= Brief =
Print every line of the listing exactly, please.

Start of Information supplied

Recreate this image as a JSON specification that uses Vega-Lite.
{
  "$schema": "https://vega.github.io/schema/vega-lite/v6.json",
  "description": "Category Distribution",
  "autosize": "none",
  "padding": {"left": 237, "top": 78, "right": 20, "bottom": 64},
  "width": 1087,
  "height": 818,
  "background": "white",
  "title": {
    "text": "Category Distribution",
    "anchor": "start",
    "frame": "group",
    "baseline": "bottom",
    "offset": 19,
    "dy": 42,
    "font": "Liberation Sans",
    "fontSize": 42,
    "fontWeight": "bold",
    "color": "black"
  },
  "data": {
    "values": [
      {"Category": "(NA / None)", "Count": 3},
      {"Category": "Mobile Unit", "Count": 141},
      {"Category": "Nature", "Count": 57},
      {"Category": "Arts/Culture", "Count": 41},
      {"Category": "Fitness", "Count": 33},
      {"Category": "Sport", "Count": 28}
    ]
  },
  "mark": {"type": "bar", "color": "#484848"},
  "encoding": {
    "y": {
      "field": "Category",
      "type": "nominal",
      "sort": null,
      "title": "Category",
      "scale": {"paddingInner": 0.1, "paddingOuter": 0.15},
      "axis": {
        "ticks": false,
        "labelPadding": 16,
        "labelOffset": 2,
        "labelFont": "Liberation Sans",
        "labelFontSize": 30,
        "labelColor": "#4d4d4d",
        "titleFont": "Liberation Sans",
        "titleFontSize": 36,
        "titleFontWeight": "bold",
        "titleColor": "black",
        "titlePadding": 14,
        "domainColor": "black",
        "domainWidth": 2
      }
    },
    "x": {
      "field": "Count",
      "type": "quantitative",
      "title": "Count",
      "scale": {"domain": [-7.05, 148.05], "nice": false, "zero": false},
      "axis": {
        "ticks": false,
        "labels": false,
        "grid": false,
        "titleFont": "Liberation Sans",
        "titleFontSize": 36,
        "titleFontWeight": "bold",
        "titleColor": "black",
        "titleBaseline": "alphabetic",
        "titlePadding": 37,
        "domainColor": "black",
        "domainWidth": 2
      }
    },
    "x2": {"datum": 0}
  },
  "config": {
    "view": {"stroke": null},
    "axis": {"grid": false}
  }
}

End of Information supplied

= Answer to the exercise =
Recreate this image as a JSON specification that uses Vega-Lite.
{
  "$schema": "https://vega.github.io/schema/vega-lite/v6.json",
  "description": "Category Distribution",
  "autosize": "none",
  "padding": {"left": 237, "top": 78, "right": 20, "bottom": 64},
  "width": 1087,
  "height": 818,
  "background": "white",
  "title": {
    "text": "Category Distribution",
    "anchor": "start",
    "frame": "group",
    "baseline": "bottom",
    "offset": 19,
    "dy": 42,
    "font": "Liberation Sans",
    "fontSize": 42,
    "fontWeight": "bold",
    "color": "black"
  },
  "data": {
    "values": [
      {"Category": "(NA / None)", "Count": 3},
      {"Category": "Mobile Unit", "Count": 141},
      {"Category": "Nature", "Count": 57},
      {"Category": "Arts/Culture", "Count": 41},
      {"Category": "Fitness", "Count": 33},
      {"Category": "Sport", "Count": 28}
    ]
  },
  "mark": {"type": "bar", "color": "#484848"},
  "encoding": {
    "y": {
      "field": "Category",
      "type": "nominal",
      "sort": null,
      "title": "Category",
      "scale": {"paddingInner": 0.1, "paddingOuter": 0.15},
      "axis": {
        "ticks": false,
        "labelPadding": 16,
        "labelOffset": 2,
        "labelFont": "Liberation Sans",
        "labelFontSize": 30,
        "labelColor": "#4d4d4d",
        "titleFont": "Liberation Sans",
        "titleFontSize": 36,
        "titleFontWeight": "bold",
        "titleColor": "black",
        "titlePadding": 14,
        "domainColor": "black",
        "domainWidth": 2
      }
    },
    "x": {
      "field": "Count",
      "type": "quantitative",
      "title": "Count",
      "scale": {"domain": [-7.05, 148.05], "nice": false, "zero": false},
      "axis": {
        "ticks": false,
        "labels": false,
        "grid": false,
        "titleFont": "Liberation Sans",
        "titleFontSize": 36,
        "titleFontWeight": "bold",
        "titleColor": "black",
        "titleBaseline": "alphabetic",
        "titlePadding": 37,
        "domainColor": "black",
        "domainWidth": 2
      }
    },
    "x2": {"datum": 0}
  },
  "config": {
    "view": {"stroke": null},
    "axis": {"grid": false}
  }
}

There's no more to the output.